'''

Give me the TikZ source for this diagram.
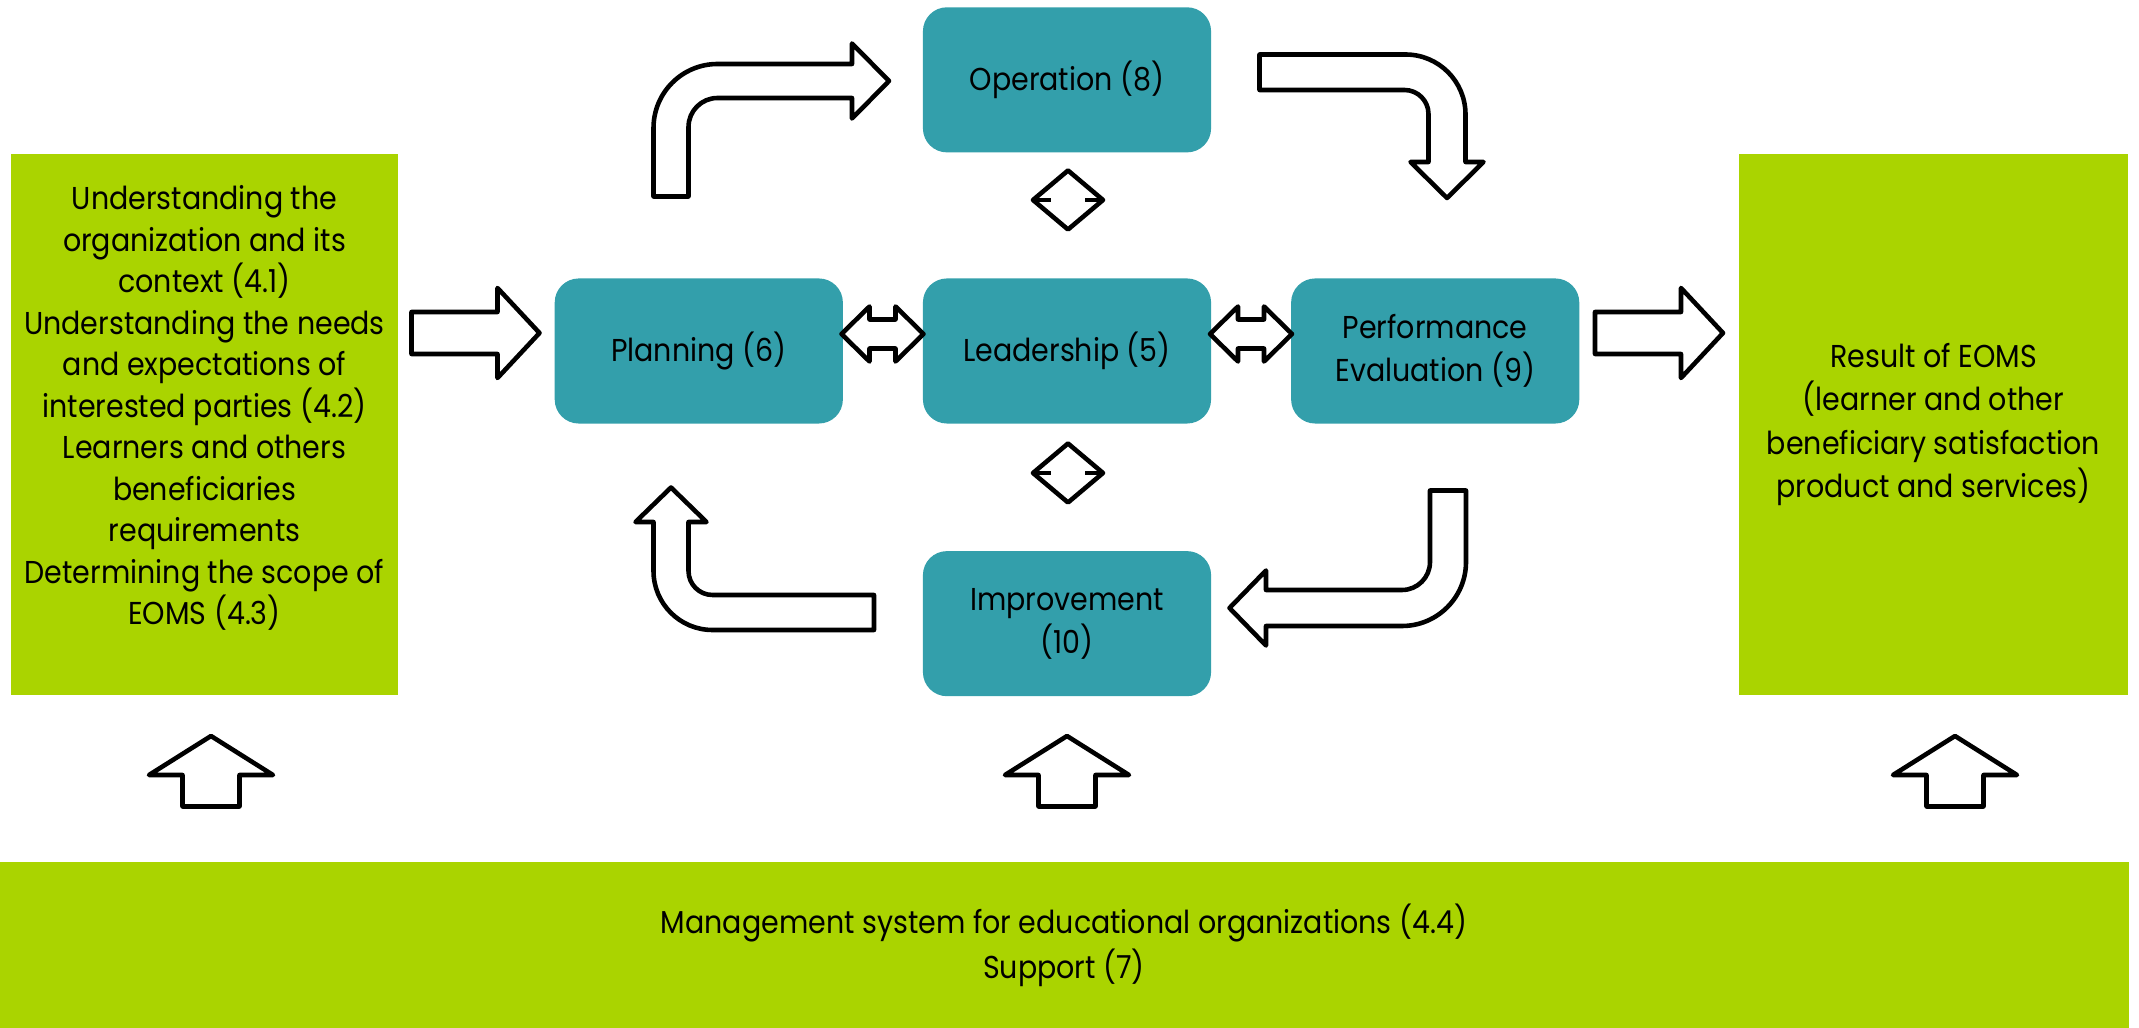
\documentclass[tikz,border=0pt]{standalone}
\usepackage{fontspec}
\setmainfont{Poppins}[FakeStretch=0.9]
\usetikzlibrary{positioning}
\definecolor{stepteal}{HTML}{339FAB}
\definecolor{clausegreen}{HTML}{AAD400}

\begin{document}
\begin{tikzpicture}[
    x=0.01cm, y=-0.01cm,
    node distance=3.68cm,
    line width=1.3pt,
    every node/.style={font=\fontsize{9}{12.2}\selectfont},
    step node/.style={rectangle,rounded corners=0.24cm,fill=stepteal,minimum width=2.88cm,minimum height=1.45cm,inner sep=0pt,align=center},
    clause node/.style={rectangle,fill=clausegreen,inner sep=0pt,align=center},
    block arrow/.style={draw=black,fill=white,line join=round}]

  \useasboundingbox (0,0) rectangle (2139,1028);

  \node[step node] (Leadership) at (1067,351) {Leadership (5)};
  \node[step node] (Planning) [left of=Leadership] {Planning (6)};
  \node[step node] (Evaluation) [right of=Leadership] {Performance\\Evaluation (9)};
  \node[step node,node distance=2.71cm] (Operation) [above of=Leadership] {Operation (8)};
  \node[step node,node distance=2.725cm] (Improvement) [below of=Leadership] {Improvement\\(10)};

  \node[clause node,minimum width=3.87cm,minimum height=5.41cm] (Context) at (204.5,424.5) {};
  \node[align=center,font=\fontsize{9}{11.8}\selectfont] (ContextText) at (204.5,408)
    {Understanding the\\organization and its\\context (4.1)\\Understanding the needs\\and expectations of\\interested parties (4.2)\\Learners and others\\beneficiaries\\requirements\\Determining the scope of\\EOMS (4.3)};
  \node[clause node,minimum width=3.89cm,minimum height=5.41cm,font=\fontsize{9}{12.4}\selectfont] (Result) at (1933.5,424.5)
    {Result of EOMS\\(learner and other\\beneficiary satisfaction\\product and services)};
  \node[clause node,minimum width=21.28cm,minimum height=1.66cm,font=\fontsize{9}{12.8}\selectfont] (Support) at (1064,945)
    {Management system for educational organizations (4.4)\\Support (7)};

  % straight arrows in and out
  \foreach \x in {411.5,1595}
    \draw[block arrow] (\x,312) -- (\x+86,312) -- (\x+86,288) -- (\x+128,333) -- (\x+86,378) -- (\x+86,354) -- (\x,354) -- cycle;

  % two-way arrows around leadership
  \foreach \cx in {882.5,1251}
    \draw[block arrow] (\cx-41,334) -- (\cx-13,306.5) -- (\cx-13,319.5) -- (\cx+13,319.5) -- (\cx+13,306.5) -- (\cx+41,334)
      -- (\cx+13,361.5) -- (\cx+13,348.5) -- (\cx-13,348.5) -- (\cx-13,361.5) -- cycle;
  \foreach \cy in {200,473} {
    \draw[block arrow] (1068,\cy-29.5) -- (1103,\cy) -- (1068,\cy+29.5) -- (1033,\cy) -- cycle;
    \draw (1033,\cy) -- (1051,\cy) (1085,\cy) -- (1103,\cy);
  }

  % bent arrows of the cycle
  \draw[block arrow] (653.5,196.5) -- (653.5,128) arc[start angle=180,end angle=270,radius=64] -- (852,64) -- (852,43.5)
    -- (889,81) -- (852,118.5) -- (852,98) -- (717.5,98) arc[start angle=270,end angle=180,radius=29] -- (688.5,196.5) -- cycle;
  \draw[block arrow] (1259.5,54.5) -- (1405.5,54.5) arc[start angle=-90,end angle=0,radius=60] -- (1465.5,162) -- (1483.5,162)
    -- (1447,198) -- (1410.5,162) -- (1428.5,162) -- (1428.5,114) arc[start angle=0,end angle=-90,radius=24] -- (1259.5,90) -- cycle;
  \draw[block arrow] (1430,490.5) -- (1466,490.5) -- (1466,562) arc[start angle=0,end angle=90,radius=64] -- (1266,626) -- (1266,645.5)
    -- (1229.5,608) -- (1266,570.5) -- (1266,590) -- (1402,590) arc[start angle=90,end angle=0,radius=28] -- cycle;
  \draw[block arrow] (874,595) -- (712.5,595) arc[start angle=90,end angle=180,radius=24] -- (688.5,522) -- (706.5,522)
    -- (671,487.5) -- (635.5,522) -- (653.5,522) -- (653.5,571) arc[start angle=180,end angle=90,radius=59] -- (874,630) -- cycle;

  % support arrows
  \foreach \cx in {211,1067,1955}
    \draw[block arrow] (\cx-28.5,806.5) -- (\cx-28.5,775) -- (\cx-62,775) -- (\cx,736) -- (\cx+62,775) -- (\cx+28.5,775) -- (\cx+28.5,806.5) -- cycle;

\end{tikzpicture}
\end{document}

'''

● **TASK DESCRIPTION**: Reproduce the whole listing word for word, setting aside any pictures.

● **EXERCISE RESPONSE**:
Give me the TikZ source for this diagram.
\documentclass[tikz,border=0pt]{standalone}
\usepackage{fontspec}
\setmainfont{Poppins}[FakeStretch=0.9]
\usetikzlibrary{positioning}
\definecolor{stepteal}{HTML}{339FAB}
\definecolor{clausegreen}{HTML}{AAD400}

\begin{document}
\begin{tikzpicture}[
    x=0.01cm, y=-0.01cm,
    node distance=3.68cm,
    line width=1.3pt,
    every node/.style={font=\fontsize{9}{12.2}\selectfont},
    step node/.style={rectangle,rounded corners=0.24cm,fill=stepteal,minimum width=2.88cm,minimum height=1.45cm,inner sep=0pt,align=center},
    clause node/.style={rectangle,fill=clausegreen,inner sep=0pt,align=center},
    block arrow/.style={draw=black,fill=white,line join=round}]

  \useasboundingbox (0,0) rectangle (2139,1028);

  \node[step node] (Leadership) at (1067,351) {Leadership (5)};
  \node[step node] (Planning) [left of=Leadership] {Planning (6)};
  \node[step node] (Evaluation) [right of=Leadership] {Performance\\Evaluation (9)};
  \node[step node,node distance=2.71cm] (Operation) [above of=Leadership] {Operation (8)};
  \node[step node,node distance=2.725cm] (Improvement) [below of=Leadership] {Improvement\\(10)};

  \node[clause node,minimum width=3.87cm,minimum height=5.41cm] (Context) at (204.5,424.5) {};
  \node[align=center,font=\fontsize{9}{11.8}\selectfont] (ContextText) at (204.5,408)
    {Understanding the\\organization and its\\context (4.1)\\Understanding the needs\\and expectations of\\interested parties (4.2)\\Learners and others\\beneficiaries\\requirements\\Determining the scope of\\EOMS (4.3)};
  \node[clause node,minimum width=3.89cm,minimum height=5.41cm,font=\fontsize{9}{12.4}\selectfont] (Result) at (1933.5,424.5)
    {Result of EOMS\\(learner and other\\beneficiary satisfaction\\product and services)};
  \node[clause node,minimum width=21.28cm,minimum height=1.66cm,font=\fontsize{9}{12.8}\selectfont] (Support) at (1064,945)
    {Management system for educational organizations (4.4)\\Support (7)};

  % straight arrows in and out
  \foreach \x in {411.5,1595}
    \draw[block arrow] (\x,312) -- (\x+86,312) -- (\x+86,288) -- (\x+128,333) -- (\x+86,378) -- (\x+86,354) -- (\x,354) -- cycle;

  % two-way arrows around leadership
  \foreach \cx in {882.5,1251}
    \draw[block arrow] (\cx-41,334) -- (\cx-13,306.5) -- (\cx-13,319.5) -- (\cx+13,319.5) -- (\cx+13,306.5) -- (\cx+41,334)
      -- (\cx+13,361.5) -- (\cx+13,348.5) -- (\cx-13,348.5) -- (\cx-13,361.5) -- cycle;
  \foreach \cy in {200,473} {
    \draw[block arrow] (1068,\cy-29.5) -- (1103,\cy) -- (1068,\cy+29.5) -- (1033,\cy) -- cycle;
    \draw (1033,\cy) -- (1051,\cy) (1085,\cy) -- (1103,\cy);
  }

  % bent arrows of the cycle
  \draw[block arrow] (653.5,196.5) -- (653.5,128) arc[start angle=180,end angle=270,radius=64] -- (852,64) -- (852,43.5)
    -- (889,81) -- (852,118.5) -- (852,98) -- (717.5,98) arc[start angle=270,end angle=180,radius=29] -- (688.5,196.5) -- cycle;
  \draw[block arrow] (1259.5,54.5) -- (1405.5,54.5) arc[start angle=-90,end angle=0,radius=60] -- (1465.5,162) -- (1483.5,162)
    -- (1447,198) -- (1410.5,162) -- (1428.5,162) -- (1428.5,114) arc[start angle=0,end angle=-90,radius=24] -- (1259.5,90) -- cycle;
  \draw[block arrow] (1430,490.5) -- (1466,490.5) -- (1466,562) arc[start angle=0,end angle=90,radius=64] -- (1266,626) -- (1266,645.5)
    -- (1229.5,608) -- (1266,570.5) -- (1266,590) -- (1402,590) arc[start angle=90,end angle=0,radius=28] -- cycle;
  \draw[block arrow] (874,595) -- (712.5,595) arc[start angle=90,end angle=180,radius=24] -- (688.5,522) -- (706.5,522)
    -- (671,487.5) -- (635.5,522) -- (653.5,522) -- (653.5,571) arc[start angle=180,end angle=90,radius=59] -- (874,630) -- cycle;

  % support arrows
  \foreach \cx in {211,1067,1955}
    \draw[block arrow] (\cx-28.5,806.5) -- (\cx-28.5,775) -- (\cx-62,775) -- (\cx,736) -- (\cx+62,775) -- (\cx+28.5,775) -- (\cx+28.5,806.5) -- cycle;

\end{tikzpicture}
\end{document}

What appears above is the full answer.